Apply 21st-century teaching now or risk an under-skilled workforce

29 Jan 2009

Technology failures in our schools could hurt Ireland’s economy in the future.

It may seem politically impolite – or incorrect – at a time of global recession to be telling a government where its investment priorities lie.

But as we navigate our way through choppy economic waters, wise minds ought to concentrate on the future, and, in particular, fielding a workforce capable of building a strong economy.

If all we have to show for a decade of unparalleled economic growth is an over-supply of housing estates and fields of unsold SUVs, then the embarrassing deficiency of computers in Irish schools needs to be addressed as a priority.

In the US, entire classrooms collaborate on Google Docs and compile projects via video on YouTube, all while being encouraged by teachers as technologically literate as the students themselves.

Yet in the Republic of Ireland, a €252m investment in computer infrastructure that was announced last year has sadly yet to materialise.

The average computer in Irish schools has been donated through schemes such as that run by Tesco or by the enterprising efforts of parents.

It is a telling sign that in many schools where there are IT networks, these are crumbling affairs. Many computers are still running on ancient Windows 95 software, enthusiastic teachers rely on free internet software to assist lessons, and, in most cases, students are more IT literate than their teachers.

While 95pc of schools claim to have broadband, this was only made possible by a €17m industry investment three years ago, and even this requires an urgent refresh.

Seaghan Moriarty is an ex-teacher who works as IT adviser to the Irish Primary Principals Network (IPPN). He warns that what’s missing right now is any form of policy for computers in Irish schools.

“The whole focus on IT in education needs to change. We need to acknowledge the difference between schools being the source of information and schools being the facilitators of knowledge and understanding. This is happening everywhere in the world, except Ireland.

“The interaction between any typical class today is centred around the teacher. But if you compare that with how a 21st-century workforce functions and operates – around problem-solvers and knowledge assimilators – that needs to change.

“Anyone can do a Google search for information, but that’s not where the value is. The value is in interpreting the information and turning it into knowledge. Our education system is still based on regurgitating information from a book. We’re not equipping our students – our future workers and graduates – for the challenges of this century.”

According to Moriarty, Ireland got off on the right track around 2000 with an ambitious ICT programme that teachers embraced with enthusiasm. However, the Government shelved the investment and many of those teachers were turned into pseudo-IT managers responsible for a crumbling infrastructure.

“To say that those teachers today are disillusioned and demoralised about ICT is an understatement,” Moriarty observes.

He says that while the Department of Education pays for school buildings and teachers’ wages, by and large it is parents who are paying for the IT running costs of our schools.

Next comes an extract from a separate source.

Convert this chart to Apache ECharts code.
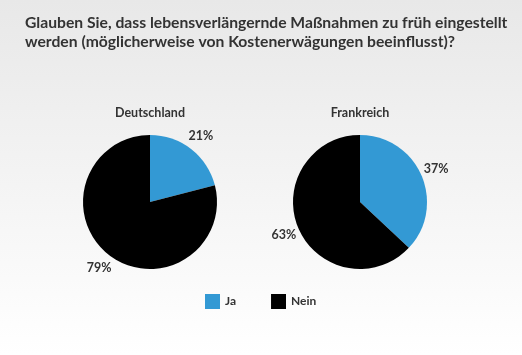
<!DOCTYPE html>
<html>
<head>
<meta charset="utf-8">
<script src="https://cdn.jsdelivr.net/npm/echarts@6/dist/echarts.min.js"></script>
<style>
html,body{margin:0;padding:0;}
#c{width:522px;height:355px;}
</style>
</head>
<body>
<div id="c"></div>
<script>
const titleText = 'Glauben Sie, dass lebensverlängernde Maßnahmen zu früh eingestellt\nwerden (möglicherweise von Kostenerwägungen beeinflusst)?';
const categories = ['Ja', 'Nein'];
const countries = ['Deutschland', 'Frankreich'];
const valuesDeutschland = [21, 79];
const valuesFrankreich = [37, 63];
const colors = ['#3399d4', '#000000'];

const FONT = 'Lato, "Open Sans", sans-serif';
const seriesValues = [valuesDeutschland, valuesFrankreich];
const centers = [['150', '202'], ['360', '202']];

const series = [];
seriesValues.forEach((vals, i) => {
  const data = categories.map((c, j) => ({ name: c, value: vals[j] }));
  series.push({
    type: 'pie',
    name: countries[i],
    center: centers[i],
    radius: [0, 67],
    startAngle: 90,
    clockwise: true,
    label: { show: false },
    labelLine: { show: false },
    emphasis: { disabled: true },
    itemStyle: { borderWidth: 0 },
    data: data
  });
  // invisible carrier for centred labels around the pie
  series.push({
    type: 'pie',
    name: countries[i] + ' labels',
    center: centers[i],
    radius: [0, 160],
    startAngle: 90,
    clockwise: true,
    silent: true,
    legendHoverLink: false,
    emphasis: { disabled: true },
    itemStyle: { color: 'rgba(0,0,0,0)', borderWidth: 0 },
    label: {
      show: true,
      position: 'inside',
      formatter: '{c}%',
      color: '#333333',
      fontFamily: FONT,
      fontWeight: 'bold',
      fontSize: 12.5
    },
    labelLine: { show: false },
    data: data.map(d => ({ name: d.name + ' ', value: d.value }))
  });
});

const chart = echarts.init(document.getElementById('c'), null, { renderer: 'canvas' });
chart.setOption({
  animation: false,
  backgroundColor: {
    type: 'linear', x: 0, y: 0, x2: 0, y2: 1,
    colorStops: [{ offset: 0, color: '#e8e8e8' }, { offset: 1, color: '#ffffff' }]
  },
  color: colors,
  title: [
    {
      text: titleText,
      left: 25, top: 13,
      padding: 0,
      textStyle: { fontFamily: FONT, fontWeight: 'bold', fontSize: 15.7, color: '#333333', lineHeight: 19.5 }
    },
    {
      text: countries[0], left: 150, top: 106, textAlign: 'center',
      padding: 0,
      textStyle: { fontFamily: FONT, fontWeight: 'bold', fontSize: 12.5, color: '#333333' }
    },
    {
      text: countries[1], left: 360, top: 106, textAlign: 'center',
      padding: 0,
      textStyle: { fontFamily: FONT, fontWeight: 'bold', fontSize: 12.5, color: '#333333' }
    }
  ],
  legend: {
    data: categories,
    left: 205, top: 294,
    padding: 0,
    itemWidth: 15, itemHeight: 15,
    itemGap: 35,
    icon: 'rect',
    selectedMode: false,
    textStyle: { fontFamily: FONT, fontWeight: 'bold', fontSize: 12, color: '#333333' }
  },
  series: series
});
</script>
</body>
</html>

“There is a notable shortage of interactive whiteboards – which are de facto in most OECD countries – and the ones that exist are in advantaged areas or fee-paying schools. Most parents raise the funding themselves.

“Our educators need to realise that students today absorb information through colour and sound. Instead, a lot of computers in Irish schools are virus- and spam-ridden. Teachers are educators, not technicians.”

According to Greg Tierney of technology distribution firm Steljes, in the UK alone over 250,000 whiteboards have been installed in 95pc of schools. “What I can see in Ireland is that the internet hasn’t permeated everyday learning in our schools. It’s not ubiquitous.

“We’ve managed to get the internet pipe to the front door of schools, but it hasn’t reached the classroom. As a teaching tool, interactive whiteboards are powerful. They are touch sensitive and bring rich content to the class to reinforce learning.

“Children today are digital natives. If you ask any educator, they would say kids today are growing up in a multi-sensory environment. Their attention is not held in the same way; they are used to mobile phones, Bebo and YouTube.”

In recent weeks, Cisco, Intel and Microsoft – each of which has major investments in Ireland – banded together to develop new assessment approaches, methods and technologies for measuring the success of 21st-century teaching and learning in classrooms around the world.

“Change on a global scale is required to equip students of today with the skills they need to succeed in the workforce of tomorrow,” said Barry McGaw, who was appointed to spearhead the global initiative with the OECD.

The question is, will Ireland be ready?